Why is live broadcasting becoming a big trend? Just recently, Comcast announced the new Xfinity Share app would do pretty much the same thing as Periscope but send the feed to your home cable box. It could be a game-changer. It could also creep everyone out.

During the Mayweather-Pacquiao fight recently, people started streaming the match using their phones, which probably sent the promoters into hysterics. (The irony is that the people who watched the shaky cam videos might be the ones who pay next time.)

It’s easy to think a confluence of technical advances has brought us to this point. Everyone has a camera on their phone, most people have 4G LTE service, and the apps make it simple to tap a few options and start streaming. There’s barely any setup involved. But none of those reasons really explain why people want to be broadcasters. In fact, live-streaming broadcasts using an app like Ustream has been around forever. 4G is not new.

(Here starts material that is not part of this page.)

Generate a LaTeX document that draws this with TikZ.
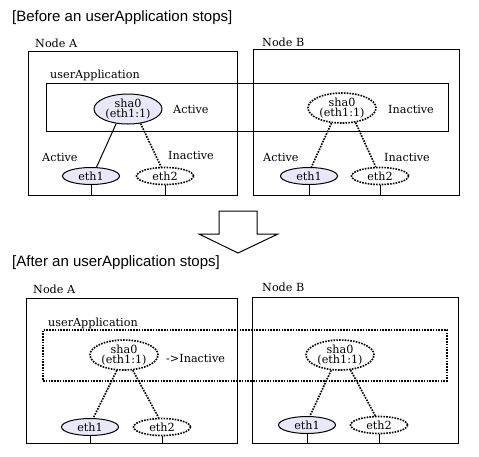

Here’s my take. We’re just getting bored of using Twitter and Facebook. How many text-based posts can you write about that awkward moment in chemistry class? The younger crowd tried Snapchat. There’s only so much you can do with a service that lets you send a self-destructing photo of yourself to someone with a pithy statement.

Personal broadcasting is a social net mindshift. We want social media to become a live (rhymes with hive) in-the-moment experience. We want “social” to be more social. We want technology to be more human. There’s a unique thrill in using Meerkat, and it has nothing to do with the tech. Live video streams are nothing new. Seeing one person, then another, then ten, then 100, join your broadcast is a new social experience. It’s a blast.

Watch this space as it grows into event broadcasting, social comments that everyone can see, pay structures for person broadcasts, celebrity live streams -- you name it. It’s coming. The personal broadcasting revolution is the big trend of 2015.